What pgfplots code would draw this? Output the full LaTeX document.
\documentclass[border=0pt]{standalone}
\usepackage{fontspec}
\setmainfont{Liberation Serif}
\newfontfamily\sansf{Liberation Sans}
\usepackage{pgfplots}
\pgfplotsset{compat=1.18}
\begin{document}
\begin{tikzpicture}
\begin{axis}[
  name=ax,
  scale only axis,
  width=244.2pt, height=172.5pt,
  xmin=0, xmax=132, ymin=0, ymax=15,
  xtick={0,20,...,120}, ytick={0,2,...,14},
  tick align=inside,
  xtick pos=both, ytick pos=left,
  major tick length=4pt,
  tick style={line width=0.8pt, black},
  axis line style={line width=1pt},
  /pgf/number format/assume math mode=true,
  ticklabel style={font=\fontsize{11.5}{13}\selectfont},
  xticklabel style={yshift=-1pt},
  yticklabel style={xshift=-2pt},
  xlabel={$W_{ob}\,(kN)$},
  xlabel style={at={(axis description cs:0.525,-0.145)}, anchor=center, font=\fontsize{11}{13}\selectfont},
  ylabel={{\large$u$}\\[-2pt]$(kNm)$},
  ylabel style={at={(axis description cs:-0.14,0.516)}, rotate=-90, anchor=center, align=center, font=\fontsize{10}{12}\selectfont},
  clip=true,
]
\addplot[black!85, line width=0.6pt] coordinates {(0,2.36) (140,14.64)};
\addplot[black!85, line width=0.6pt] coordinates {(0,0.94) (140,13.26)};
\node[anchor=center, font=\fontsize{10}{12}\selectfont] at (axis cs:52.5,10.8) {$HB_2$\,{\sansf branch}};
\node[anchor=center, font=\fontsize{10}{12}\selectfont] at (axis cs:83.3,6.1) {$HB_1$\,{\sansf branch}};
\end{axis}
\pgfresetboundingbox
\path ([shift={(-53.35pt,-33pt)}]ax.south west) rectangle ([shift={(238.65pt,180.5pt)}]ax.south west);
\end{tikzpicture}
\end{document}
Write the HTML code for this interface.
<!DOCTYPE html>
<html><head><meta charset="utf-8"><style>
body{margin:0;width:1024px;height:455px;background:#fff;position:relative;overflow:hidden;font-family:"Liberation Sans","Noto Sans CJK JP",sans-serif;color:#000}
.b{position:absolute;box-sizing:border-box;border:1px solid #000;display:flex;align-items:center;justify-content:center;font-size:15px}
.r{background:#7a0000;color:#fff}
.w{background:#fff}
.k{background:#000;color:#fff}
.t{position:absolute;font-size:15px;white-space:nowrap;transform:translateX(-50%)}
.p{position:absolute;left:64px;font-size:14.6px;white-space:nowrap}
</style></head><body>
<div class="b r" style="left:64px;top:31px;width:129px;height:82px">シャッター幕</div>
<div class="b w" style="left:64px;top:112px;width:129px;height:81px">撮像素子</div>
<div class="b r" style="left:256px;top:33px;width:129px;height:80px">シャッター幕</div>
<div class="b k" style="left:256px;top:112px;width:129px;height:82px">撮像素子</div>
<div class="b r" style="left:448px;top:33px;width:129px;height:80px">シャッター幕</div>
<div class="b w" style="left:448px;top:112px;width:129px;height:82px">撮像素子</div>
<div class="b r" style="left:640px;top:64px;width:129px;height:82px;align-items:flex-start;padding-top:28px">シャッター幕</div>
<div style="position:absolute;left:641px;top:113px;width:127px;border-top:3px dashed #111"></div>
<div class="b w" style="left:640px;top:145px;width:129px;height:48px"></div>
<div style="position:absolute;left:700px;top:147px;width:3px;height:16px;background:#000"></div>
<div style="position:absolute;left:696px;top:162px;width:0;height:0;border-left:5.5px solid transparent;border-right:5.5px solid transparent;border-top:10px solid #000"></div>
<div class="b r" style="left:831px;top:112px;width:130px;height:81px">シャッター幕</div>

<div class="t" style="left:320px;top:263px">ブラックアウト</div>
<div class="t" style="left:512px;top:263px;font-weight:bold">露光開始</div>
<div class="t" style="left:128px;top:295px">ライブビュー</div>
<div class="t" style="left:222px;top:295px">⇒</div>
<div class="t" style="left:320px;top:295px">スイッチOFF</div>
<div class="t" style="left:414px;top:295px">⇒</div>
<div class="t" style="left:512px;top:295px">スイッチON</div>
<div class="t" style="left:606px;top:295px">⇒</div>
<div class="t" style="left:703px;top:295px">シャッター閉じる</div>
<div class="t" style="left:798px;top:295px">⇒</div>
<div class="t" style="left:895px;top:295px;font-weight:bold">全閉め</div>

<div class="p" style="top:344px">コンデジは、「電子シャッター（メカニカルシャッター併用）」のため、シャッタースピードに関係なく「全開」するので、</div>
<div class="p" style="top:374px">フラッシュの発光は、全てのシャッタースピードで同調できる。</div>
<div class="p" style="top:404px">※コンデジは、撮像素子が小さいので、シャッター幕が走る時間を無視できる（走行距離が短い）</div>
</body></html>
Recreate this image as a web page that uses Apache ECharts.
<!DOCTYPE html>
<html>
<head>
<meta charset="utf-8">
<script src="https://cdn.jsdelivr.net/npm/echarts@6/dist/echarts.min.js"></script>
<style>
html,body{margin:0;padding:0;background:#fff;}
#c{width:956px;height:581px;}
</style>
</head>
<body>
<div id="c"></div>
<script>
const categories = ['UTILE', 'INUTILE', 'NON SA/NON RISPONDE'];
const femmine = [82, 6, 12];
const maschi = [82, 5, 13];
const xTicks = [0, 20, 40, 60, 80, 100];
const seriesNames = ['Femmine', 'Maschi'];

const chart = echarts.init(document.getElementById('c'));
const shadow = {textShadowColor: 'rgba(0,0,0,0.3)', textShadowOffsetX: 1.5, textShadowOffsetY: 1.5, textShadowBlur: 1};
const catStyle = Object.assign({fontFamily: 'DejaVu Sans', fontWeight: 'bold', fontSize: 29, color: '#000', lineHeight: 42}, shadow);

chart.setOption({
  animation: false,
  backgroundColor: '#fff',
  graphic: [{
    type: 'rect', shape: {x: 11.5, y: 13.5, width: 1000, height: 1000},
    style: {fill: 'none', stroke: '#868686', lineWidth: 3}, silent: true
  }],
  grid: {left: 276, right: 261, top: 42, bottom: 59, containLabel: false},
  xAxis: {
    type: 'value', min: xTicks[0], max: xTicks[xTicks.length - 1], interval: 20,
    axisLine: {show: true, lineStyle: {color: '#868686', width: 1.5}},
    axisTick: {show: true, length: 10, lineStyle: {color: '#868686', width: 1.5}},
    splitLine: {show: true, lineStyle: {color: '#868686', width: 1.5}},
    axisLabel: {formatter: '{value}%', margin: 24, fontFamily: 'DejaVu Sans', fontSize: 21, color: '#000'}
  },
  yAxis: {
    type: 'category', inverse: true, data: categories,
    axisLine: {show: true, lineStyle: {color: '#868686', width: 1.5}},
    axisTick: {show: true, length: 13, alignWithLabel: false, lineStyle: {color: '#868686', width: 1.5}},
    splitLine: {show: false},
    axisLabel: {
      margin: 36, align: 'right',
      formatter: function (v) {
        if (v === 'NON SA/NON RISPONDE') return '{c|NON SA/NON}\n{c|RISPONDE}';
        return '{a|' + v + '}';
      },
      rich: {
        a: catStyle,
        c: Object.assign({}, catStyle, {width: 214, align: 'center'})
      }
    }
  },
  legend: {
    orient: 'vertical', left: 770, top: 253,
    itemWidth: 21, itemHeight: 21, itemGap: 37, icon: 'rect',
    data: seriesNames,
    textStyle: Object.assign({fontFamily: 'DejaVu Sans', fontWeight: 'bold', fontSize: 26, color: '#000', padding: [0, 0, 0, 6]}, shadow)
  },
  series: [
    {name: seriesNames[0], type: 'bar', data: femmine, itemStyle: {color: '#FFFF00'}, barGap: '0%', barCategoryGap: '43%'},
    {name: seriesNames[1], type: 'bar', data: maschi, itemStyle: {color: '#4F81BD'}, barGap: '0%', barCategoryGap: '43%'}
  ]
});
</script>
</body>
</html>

——————

Objective ▸ Identify each line containing the string "code" and copy it out.

Exercise output ▸
What pgfplots code would draw this? Output the full LaTeX document.
Write the HTML code for this interface.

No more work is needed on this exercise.